What happened to rightwing blogger's allegations that the Karbala attacks HAD to be the work of Iranian secret agents?

Iraqis who hear this and saw Maliki embrace another Sadr aide just released after 2 years in prison, even after a trial found no evidence against him, will draw the obvious conclusion about Maliki's loyalties.

Sadr's group has always been the most independent-minded of the Shiite militias, being fervently Iraqi nationalist, willing to join non-sectarian coalitions against the US occupation and making a stand against Iraq becoming simply an Iranian satellite. Notice that Qais Khazaali is described as currently a senior aide to Sadr? Not leader of a breakaway faction.
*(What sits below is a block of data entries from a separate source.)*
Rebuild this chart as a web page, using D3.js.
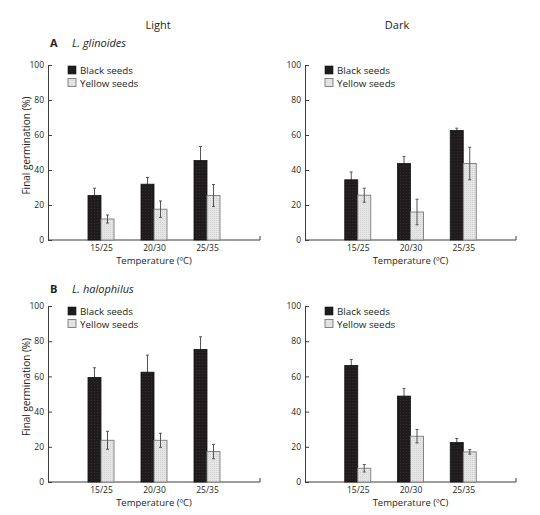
<!DOCTYPE html>
<html><head><meta charset="utf-8">
<script src="https://cdn.jsdelivr.net/npm/d3@7"></script>
<style>
html,body{margin:0;padding:0;background:#fff;}
text{font-family:"Open Sans","Noto Sans",sans-serif;fill:#231f20;}
</style></head>
<body><svg id="c" width="540" height="515"></svg>
<script>
const categories = ["15/25", "20/30", "25/35"];
const seriesNames = ["Black seeds", "Yellow seeds"];
const yTicks = [0, 20, 40, 60, 80, 100];

const aLightBlack = [25.4, 31.9, 45.4];
const aLightBlackErr = [4.2, 3.8, 8.0];
const aLightYellow = [12.0, 17.6, 25.4];
const aLightYellowErr = [2.3, 4.7, 6.3];

const aDarkBlack = [34.4, 43.7, 62.6];
const aDarkBlackErr = [4.5, 4.0, 1.3];
const aDarkYellow = [25.6, 16.0, 43.7];
const aDarkYellowErr = [4.0, 7.3, 9.3];

const bLightBlack = [59.4, 62.4, 75.3];
const bLightBlackErr = [5.5, 9.7, 7.2];
const bLightYellow = [23.7, 23.7, 17.3];
const bLightYellowErr = [5.1, 4.0, 4.1];

const bDarkBlack = [66.2, 48.8, 22.4];
const bDarkBlackErr = [3.4, 4.3, 2.3];
const bDarkYellow = [7.8, 26.0, 17.1];
const bDarkYellowErr = [2.1, 3.8, 1.3];

const svg = d3.select("#c");
const defs = svg.append("defs");
// dotted textures
const pb = defs.append("pattern").attr("id","pBlack").attr("width",3).attr("height",3).attr("patternUnits","userSpaceOnUse");
pb.append("rect").attr("width",3).attr("height",3).attr("fill","#1e1c1d");
pb.append("rect").attr("x",1).attr("y",1).attr("width",1).attr("height",1).attr("fill","#3a2a2c");
const py = defs.append("pattern").attr("id","pYellow").attr("width",2).attr("height",2).attr("patternUnits","userSpaceOnUse");
py.append("rect").attr("width",2).attr("height",2).attr("fill","#e6e6e6");
py.append("rect").attr("x",0).attr("y",0).attr("width",1).attr("height",1).attr("fill","#d2d2d2");

const panels = [
  {x0:48, x1:260, y0:240, y100:65, black:aLightBlack, be:aLightBlackErr, yellow:aLightYellow, ye:aLightYellowErr, ylab:true},
  {x0:305, x1:516, y0:240, y100:65, black:aDarkBlack, be:aDarkBlackErr, yellow:aDarkYellow, ye:aDarkYellowErr, ylab:false},
  {x0:48, x1:260, y0:482, y100:306, black:bLightBlack, be:bLightBlackErr, yellow:bLightYellow, ye:bLightYellowErr, ylab:true},
  {x0:305, x1:516, y0:482, y100:306, black:bDarkBlack, be:bDarkBlackErr, yellow:bDarkYellow, ye:bDarkYellowErr, ylab:false}
];

const barW = 13;
const axisCol = "#3c3c3c";
const errCol = "#555";

panels.forEach(p => {
  const g = svg.append("g");
  const x = d3.scalePoint().domain(categories).range([p.x0, p.x1]).padding(1);
  const y = d3.scaleLinear().domain([0, 100]).range([p.y0, p.y100]);

  // y axis
  const ya = g.append("g").attr("transform", `translate(${p.x0},0)`)
    .call(d3.axisLeft(y).tickValues(yTicks).tickSizeInner(-4).tickSizeOuter(0).tickPadding(4));
  ya.select(".domain").attr("stroke", axisCol);
  ya.selectAll(".tick line").attr("stroke", axisCol);
  ya.selectAll(".tick text").attr("font-size", 8.5).attr("font-family", '"Open Sans",sans-serif').attr("fill","#231f20");

  // x axis
  const xa = g.append("g").attr("transform", `translate(0,${p.y0})`)
    .call(d3.axisBottom(x).tickSize(0).tickPadding(5));
  xa.select(".domain").attr("stroke", axisCol).attr("d", `M${p.x0},0H${p.x1}V-4`);
  xa.selectAll(".tick text").attr("font-size", 8.5).attr("font-family", '"Open Sans",sans-serif').attr("fill","#231f20");

  const drawErr = (vals, errs, off) => {
    vals.forEach((v, i) => {
      const cx = x(categories[i]) + off;
      const lo = y(v - errs[i]), hi = y(v + errs[i]);
      g.append("line").attr("x1",cx).attr("x2",cx).attr("y1",lo).attr("y2",hi).attr("stroke",errCol).attr("stroke-width",1);
      g.append("line").attr("x1",cx-1.5).attr("x2",cx+1.5).attr("y1",hi).attr("y2",hi).attr("stroke",errCol).attr("stroke-width",1);
      g.append("line").attr("x1",cx-1.5).attr("x2",cx+1.5).attr("y1",lo).attr("y2",lo).attr("stroke",errCol).attr("stroke-width",1);
    });
  };
  // black error bars drawn behind the black bars
  drawErr(p.black, p.be, -barW/2);
  g.selectAll(".bb").data(p.black).enter().append("rect")
    .attr("x",(d,i)=>x(categories[i]) - barW).attr("width",barW)
    .attr("y",d=>y(d)).attr("height",d=>y(0)-y(d))
    .attr("fill","url(#pBlack)").attr("stroke","#111").attr("stroke-width",0.8);
  g.selectAll(".yb").data(p.yellow).enter().append("rect")
    .attr("x",(d,i)=>x(categories[i])).attr("width",barW)
    .attr("y",d=>y(d)).attr("height",d=>y(0)-y(d))
    .attr("fill","url(#pYellow)").attr("stroke","#7a7a7a").attr("stroke-width",0.9);
  drawErr(p.yellow, p.ye, barW/2);

  // legend
  const lx = p.x0 + 20, ly = p.y100 + 1, ls = 12.5;
  g.append("rect").attr("x",lx).attr("y",ly).attr("width",8).attr("height",8).attr("fill","#1e1c1d").attr("stroke","#111").attr("stroke-width",0.6);
  g.append("rect").attr("x",lx).attr("y",ly+ls).attr("width",8).attr("height",8).attr("fill","#e2e2e2").attr("stroke","#7a7a7a").attr("stroke-width",0.9);
  seriesNames.forEach((nm, i) => {
    g.append("text").attr("x",lx+12).attr("y",ly+8+i*ls)
      .attr("font-family",'"Liberation Sans",Arial,sans-serif').attr("font-size",9.8).text(nm);
  });

  // x label
  g.append("text").attr("x",(p.x0+p.x1)/2).attr("y",p.y0+23.5).attr("text-anchor","middle").attr("font-size",9.5).text("Temperature (ºC)");

  if (p.ylab) {
    const cy = (p.y0 + p.y100)/2 - 7;
    g.append("text").attr("transform",`translate(30,${cy}) rotate(-90)`).attr("text-anchor","middle").attr("font-size",10).text("Final germination (%)");
  }
});

// titles
svg.append("text").attr("x",158).attr("y",29).attr("text-anchor","middle").attr("font-size",11).text("Light");
svg.append("text").attr("x",397).attr("y",29).attr("text-anchor","middle").attr("font-size",11).text("Dark");
svg.append("text").attr("x",50).attr("y",47).attr("font-size",11).attr("font-weight","bold").text("A");
svg.append("text").attr("x",72).attr("y",47).attr("font-size",11).attr("font-style","italic").text("L. glinoides");
svg.append("text").attr("x",50).attr("y",293).attr("font-size",11).attr("font-weight","bold").text("B");
svg.append("text").attr("x",72).attr("y",293).attr("font-size",11).attr("font-style","italic").text("L. halophilus");
</script></body></html>
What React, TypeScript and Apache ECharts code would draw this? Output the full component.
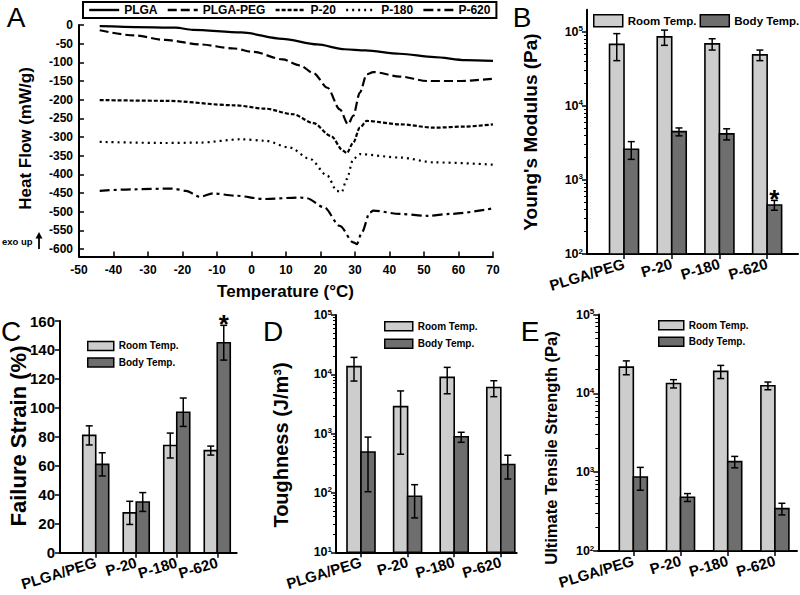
import React, { useEffect, useRef } from "react";
import * as echarts from "echarts";

const FONT = "'Liberation Sans', Arial, Helvetica, sans-serif";
const LIGHT = "#cdcdcd";
const DARK = "#6e6e6e";

// ---------- Panel A: DSC heat flow curves ----------
const plgaT = [-44, -22, -17, -3, 9, 19, 27, 33, 43, 53, 62, 70];
const plgaV = [-3, -7, -13, -20, -37, -52, -65, -68, -77, -86, -94, -96];

const pegT = [-44, -34, -25, -15, -5, 0.5, 9, 14, 18, 22, 25.6, 28, 29.5, 31.4, 33.4, 35.3, 43, 51, 60, 70];
const pegV = [-14, -28, -40, -52, -63, -72, -92, -108, -129, -168, -226, -266, -243, -181, -132, -126, -138, -150, -150, -144];

const p20T = [-44, -25, -5, 4, 12, 18, 23, 26.6, 27.6, 29.5, 31.4, 33.4, 43, 53, 62, 70];
const p20V = [-201, -203, -215, -224, -239, -263, -297, -337, -343, -315, -275, -257, -266, -275, -272, -266];

const p180T = [-44, -25, -15, -3, 4, 11, 17, 22, 24.7, 26.1, 27.6, 29.5, 31.4, 43, 53, 70];
const p180V = [-313, -316, -315, -306, -310, -328, -359, -404, -444, -448, -413, -359, -346, -355, -368, -374];

const p620T = [-44, -34, -23, -19, -15, -11, -5, 4, 14, 16, 21, 25.6, 29.5, 30.5, 32, 34.3, 35.3, 43, 51, 57.5, 70];
const p620V = [-444, -440, -438, -444, -460, -451, -457, -466, -462, -464, -488, -538, -582, -587, -555, -502, -497, -506, -511, -506, -491];

const heatTicks = [0, -50, -100, -150, -200, -250, -300, -350, -400, -450, -500, -550, -600];

// ---------- Bar panels ----------
const categories = ["PLGA/PEG", "P-20", "P-180", "P-620"];
const catPos = [1, 2, 3, 4];

// B: Young's modulus (Pa)
const modulusRoom = [68000, 86000, 69000, 49000];
const modulusRoomErr = [27000, 20000, 12000, 8000];
const modulusBody = [2600, 4500, 4200, 460];
const modulusBodyErr = [700, 550, 720, 70];
const modulusSig = [0, 0, 0, 1];

// C: failure strain (%)
const strainRoom = [81, 27.5, 74, 70.5];
const strainRoomErr = [6.6, 8, 8.6, 3.1];
const strainBody = [61, 35, 97, 145];
const strainBodyErr = [8, 6.5, 9.8, 12];
const strainSig = [0, 0, 0, 1];

// D: toughness (J/m^3)
const toughRoom = [13500, 2850, 8900, 6000];
const toughRoomErr = [5800, 2400, 4200, 1800];
const toughBody = [490, 88, 885, 302];
const toughBodyErr = [385, 50, 170, 130];

// E: ultimate tensile strength (Pa)
const utsRoom = [21500, 13300, 19000, 12500];
const utsRoomErr = [4300, 1600, 3600, 1400];
const utsBody = [870, 480, 1360, 345];
const utsBodyErr = [280, 55, 225, 58];

const noSig = [0, 0, 0, 0];

// ---------- helpers ----------
const black = "#000";

function decadeList(lo: number, hi: number): number[] {
  const out: number[] = [];
  for (let n = lo; n <= hi; n++) out.push(n);
  return out;
}
function minorList(lo: number, hi: number, top: number): number[] {
  const out: number[] = [];
  for (let n = lo; n < hi; n++) {
    for (let k = 2; k <= 9; k++) {
      const v = Math.log10(k) + n;
      if (v < top - 1e-6) out.push(v);
    }
  }
  return out;
}

function makeRender(side: number, barW: number, log: boolean, fill: string) {
  return (params: any, api: any) => {
    const x = api.value(0) as number;
    const m = api.value(1) as number;
    const e = api.value(2) as number;
    const s = api.value(3) as number;
    const tf = (v: number) => (log ? Math.log10(v) : v);
    const cs = params.coordSys;
    const baseY = cs.y + cs.height;
    const pt = api.coord([x, tf(m)]);
    const hi = api.coord([x, tf(m + e)])[1];
    const lo = api.coord([x, tf(m - e)])[1];
    const x0 = side < 0 ? pt[0] - barW : pt[0];
    const cx = x0 + barW / 2;
    const ls = { stroke: black, lineWidth: 1.5 };
    const children: any[] = [
      { type: "rect", shape: { x: x0, y: pt[1], width: barW, height: baseY - pt[1] }, style: { fill, stroke: black, lineWidth: 1.6 } },
      { type: "line", shape: { x1: cx, y1: hi, x2: cx, y2: lo }, style: ls },
      { type: "line", shape: { x1: cx - 3.5, y1: hi, x2: cx + 3.5, y2: hi }, style: ls },
      { type: "line", shape: { x1: cx - 3.5, y1: lo, x2: cx + 3.5, y2: lo }, style: ls },
    ];
    if (s) {
      children.push({
        type: "text",
        style: {
          text: "*", x: cx, y: hi + 12, font: `bold 26px ${FONT}`, fill: black,
          align: "center", verticalAlign: "bottom", textAlign: "center", textVerticalAlign: "bottom",
        },
      });
    }
    return { type: "group", children };
  };
}

function barSeries(name: string, grid: number, yIdx: number, vals: number[], errs: number[], sig: number[], side: number, barW: number, log: boolean, fill: string) {
  return {
    type: "custom",
    name,
    xAxisIndex: grid,
    yAxisIndex: yIdx,
    itemStyle: { color: fill, borderColor: black, borderWidth: 1.5 },
    data: catPos.map((p, i) => [p, vals[i], errs[i], sig[i]]),
    renderItem: makeRender(side, barW, log, fill),
    silent: true,
  };
}

const catLabelStyle = {
  rotate: 17, margin: 9, fontSize: 15, fontWeight: "bold", color: black, fontFamily: FONT,
  hideOverlap: false, showMinLabel: true, showMaxLabel: true,
  formatter: (v: number) => categories[Math.round(v) - 1] ?? "",
};

// main x axis: line, ticks and odd category labels
function barX(grid: number, min: number, max: number) {
  return {
    type: "value", gridIndex: grid, min, max, position: "bottom",
    axisLine: { show: true, onZero: false, lineStyle: { color: black, width: 2 } },
    axisTick: { show: true, customValues: catPos, length: 5, lineStyle: { color: black, width: 1.5 } },
    axisLabel: { show: true, customValues: catPos.filter((_, i) => i % 2 === 0), ...catLabelStyle },
    splitLine: { show: false },
  };
}
// companion x axis carrying the even category labels
function barX2(grid: number, min: number, max: number) {
  return {
    type: "value", gridIndex: grid, min, max, position: "bottom", offset: 0,
    axisLine: { show: false, onZero: false },
    axisTick: { show: false },
    axisLabel: { show: true, customValues: catPos.filter((_, i) => i % 2 === 1), ...catLabelStyle },
    splitLine: { show: false },
  };
}

function logY(grid: number, lo: number, hi: number, max: number) {
  return {
    type: "value", gridIndex: grid, min: lo, max, position: "left",
    axisLine: { show: true, onZero: false, lineStyle: { color: black, width: 2 } },
    axisTick: { show: true, customValues: decadeList(lo, hi), length: 5, lineStyle: { color: black, width: 1.5 } },
    axisLabel: {
      show: true, customValues: decadeList(lo, hi), margin: 4,
      showMinLabel: true, showMaxLabel: true, hideOverlap: false,
      formatter: (v: number) => `{b|10}{s|${Math.round(v)}}`,
      rich: {
        b: { fontSize: 12.5, fontWeight: "bold", fontFamily: FONT, color: black, lineHeight: 14 },
        s: { fontSize: 8, fontWeight: "bold", fontFamily: FONT, color: black, verticalAlign: "top", lineHeight: 9 },
      },
    },
    splitLine: { show: false },
  };
}

function minorY(grid: number, lo: number, hi: number, max: number) {
  return {
    type: "value", gridIndex: grid, min: lo, max, position: "left", offset: 0,
    axisLine: { show: false, onZero: false },
    axisLabel: { show: false },
    axisTick: { show: true, customValues: minorList(lo, hi, max), length: 3, lineStyle: { color: black, width: 1 } },
    splitLine: { show: false },
  };
}

function barLegend(left: number, top: number, orient: string, w: number, h: number, gap: number, fs: number) {
  return {
    data: [
      { name: "Room Temp.", icon: "rect", itemStyle: { color: LIGHT, borderColor: black, borderWidth: 1.5 } },
      { name: "Body Temp.", icon: "rect", itemStyle: { color: DARK, borderColor: black, borderWidth: 1.5 } },
    ],
    left, top, orient, itemWidth: w, itemHeight: h, itemGap: gap, padding: 0,
    selectedMode: false,
    textStyle: { fontSize: fs, fontWeight: "bold", fontFamily: FONT, color: black, lineHeight: h },
  };
}

function txt(text: string, x: number, y: number, font: string, rotation = 0, align = "center") {
  return {
    type: "text", x, y, rotation,
    style: {
      text, font, fill: black,
      align, verticalAlign: "middle", textAlign: align, textVerticalAlign: "middle",
    },
  };
}

function buildOption(): any {
  const lineDefs = [
    { name: "PLGA", t: plgaT, v: plgaV, type: "solid" as any },
    { name: "PLGA-PEG", t: pegT, v: pegV, type: [9, 4] },
    { name: "P-20", t: p20T, v: p20V, type: [4, 2] },
    { name: "P-180", t: p180T, v: p180V, type: [2, 4] },
    { name: "P-620", t: p620T, v: p620V, type: [10, 4, 3, 4] },
  ];

  const lineSeries = lineDefs.map((d) => ({
    type: "line", name: d.name, xAxisIndex: 0, yAxisIndex: 0,
    data: d.t.map((t, i) => [t, d.v[i]]),
    showSymbol: false, symbol: "none", smooth: 0.3, smoothMonotone: "x",
    lineStyle: { color: black, width: 2.2, type: d.type },
    itemStyle: { color: black },
    silent: true,
  }));

  const logB = Math.log10(2e5);
  const xr = [
    [0.224, 4.647],
    [0.118, 4.48],
    [0.4635, 4.341],
    [0.258, 4.468],
  ];

  return {
    animation: false,
    backgroundColor: "#fff",
    grid: [
      { left: 79, top: 25, width: 414, height: 231.5 },
      { left: 587, top: 9.7, width: 211, height: 244.3 },
      { left: 60, top: 321, width: 176.7, height: 231.7 },
      { left: 336, top: 315, width: 180.7, height: 237.3 },
      { left: 598.3, top: 314.5, width: 198.7, height: 236.5 },
    ],
    xAxis: [
      {
        type: "value", gridIndex: 0, min: -50, max: 70, interval: 10,
        axisLine: { show: true, onZero: false, lineStyle: { color: black, width: 2 } },
        axisTick: { show: true, inside: true, length: 5, lineStyle: { color: black, width: 1.5 } },
        axisLabel: { margin: 7, fontSize: 12, fontWeight: "bold", color: black, fontFamily: FONT },
        splitLine: { show: false },
      },
      barX(1, xr[0][0], xr[0][1]),
      barX(2, xr[1][0], xr[1][1]),
      barX(3, xr[2][0], xr[2][1]),
      barX(4, xr[3][0], xr[3][1]),
      barX2(1, xr[0][0], xr[0][1]),
      barX2(2, xr[1][0], xr[1][1]),
      barX2(3, xr[2][0], xr[2][1]),
      barX2(4, xr[3][0], xr[3][1]),
    ],
    yAxis: [
      {
        type: "value", gridIndex: 0, min: -620, max: 0,
        axisLine: { show: true, onZero: false, lineStyle: { color: black, width: 2 } },
        axisTick: { show: true, inside: true, customValues: heatTicks, length: 5, lineStyle: { color: black, width: 1.5 } },
        axisLabel: { customValues: heatTicks, margin: 6, fontSize: 12, fontWeight: "bold", color: black, fontFamily: FONT },
        splitLine: { show: false },
      },
      logY(1, 2, 5, logB),
      {
        type: "value", gridIndex: 2, min: 0, max: 160, interval: 20,
        axisLine: { show: true, onZero: false, lineStyle: { color: black, width: 2 } },
        axisTick: { show: true, length: 5, lineStyle: { color: black, width: 1.5 } },
        axisLabel: { margin: 5, fontSize: 15, fontWeight: "bold", color: black, fontFamily: FONT },
        splitLine: { show: false },
      },
      logY(3, 1, 5, 5),
      logY(4, 2, 5, 5),
      minorY(1, 2, 6, logB),
      minorY(3, 1, 5, 5),
      minorY(4, 2, 5, 5),
    ],
    legend: [
      {
        data: lineDefs.map((d) => d.name),
        left: 83, top: 2, orient: "horizontal",
        itemWidth: 30, itemHeight: 14, itemGap: 9,
        padding: [2, 6, 2, 5],
        borderColor: black, borderWidth: 2,
        selectedMode: false,
        itemStyle: { opacity: 0 },
        lineStyle: { width: 2.4 },
        textStyle: { fontSize: 12, fontWeight: "bold", fontFamily: FONT, color: black },
      },
      barLegend(593, 14, "horizontal", 29, 12, 3, 11.5),
      barLegend(87, 340.7, "vertical", 26, 9, 6, 10),
      barLegend(384, 321, "vertical", 28, 9, 7, 10),
      barLegend(658, 320, "vertical", 25, 9, 6, 10),
    ],
    series: [
      ...lineSeries,
      barSeries("Room Temp.", 1, 1, modulusRoom, modulusRoomErr, noSig, -1, 14.5, true, LIGHT),
      barSeries("Body Temp.", 1, 1, modulusBody, modulusBodyErr, modulusSig, 1, 14.5, true, DARK),
      barSeries("Room Temp.", 2, 2, strainRoom, strainRoomErr, noSig, -1, 13, false, LIGHT),
      barSeries("Body Temp.", 2, 2, strainBody, strainBodyErr, strainSig, 1, 13, false, DARK),
      barSeries("Room Temp.", 3, 3, toughRoom, toughRoomErr, noSig, -1, 14, true, LIGHT),
      barSeries("Body Temp.", 3, 3, toughBody, toughBodyErr, noSig, 1, 14, true, DARK),
      barSeries("Room Temp.", 4, 4, utsRoom, utsRoomErr, noSig, -1, 14, true, LIGHT),
      barSeries("Body Temp.", 4, 4, utsBody, utsBodyErr, noSig, 1, 14, true, DARK),
    ],
    graphic: [
      txt("A", 16, 17, `28px ${FONT}`),
      txt("B", 522, 17, `28px ${FONT}`),
      txt("C", 11, 331, `28px ${FONT}`),
      txt("D", 273, 331, `28px ${FONT}`),
      txt("E", 530, 331, `28px ${FONT}`),
      txt("Heat Flow (mW/g)", 25, 138.5, `bold 17px ${FONT}`, Math.PI / 2),
      txt("Temperature (°C)", 285.5, 291.5, `bold 17px ${FONT}`),
      txt("Young's Modulus (Pa)", 530, 132, `bold 19px ${FONT}`, Math.PI / 2),
      txt("Failure Strain (%)", 18, 436, `bold 22px ${FONT}`, Math.PI / 2),
      txt("Toughness (J/m³)", 281, 445, `bold 20px ${FONT}`, Math.PI / 2),
      txt("Ultimate Tensile Strength (Pa)", 551, 448, `bold 16.5px ${FONT}`, Math.PI / 2),
      txt("exo up", 2, 241, `bold 9.5px ${FONT}`, 0, "left"),
      { type: "line", shape: { x1: 39, y1: 249, x2: 39, y2: 237 }, style: { stroke: black, lineWidth: 1.8 } },
      { type: "polygon", shape: { points: [[35.5, 238.5], [39, 232], [42.5, 238.5]] }, style: { fill: black } },
    ],
  };
}

export default function App() {
  const ref = useRef<HTMLDivElement>(null);
  useEffect(() => {
    if (!ref.current) return;
    const chart = echarts.init(ref.current, null, { renderer: "svg" });
    chart.setOption(buildOption());
    return () => chart.dispose();
  }, []);
  return (
    <div
      ref={ref}
      style={{ position: "fixed", left: 0, top: 0, width: 800, height: 595, background: "#fff" }}
    />
  );
}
Which makes me highly sceptical of a recent AP report which alleges that a breakaway Sadrist faction based around Qais al-Khazaali is receiving Iranian military training. The story hinges on the accounts of two anonymous "senior militia commanders" who could just as easily be Mujahedeen e-Kalq imposters...and bears a remarkable similiarity to the claims of the notoriously untruthful MeK's US mouthpiece in the US, Alireza Jafarzadeh, on Tuesday. Only a neocon true believer like Jules Cretinden would descibe the AP's story as "well stood up" and then use it as a reason to call for using weapons rather than words against Iran.

In fact, the more I think about it, the more I'm inclined to bet that the arrest of Khazaali today will eventually prove to be based entirely upon "intelligence" received from the MeK. It's simply too pat.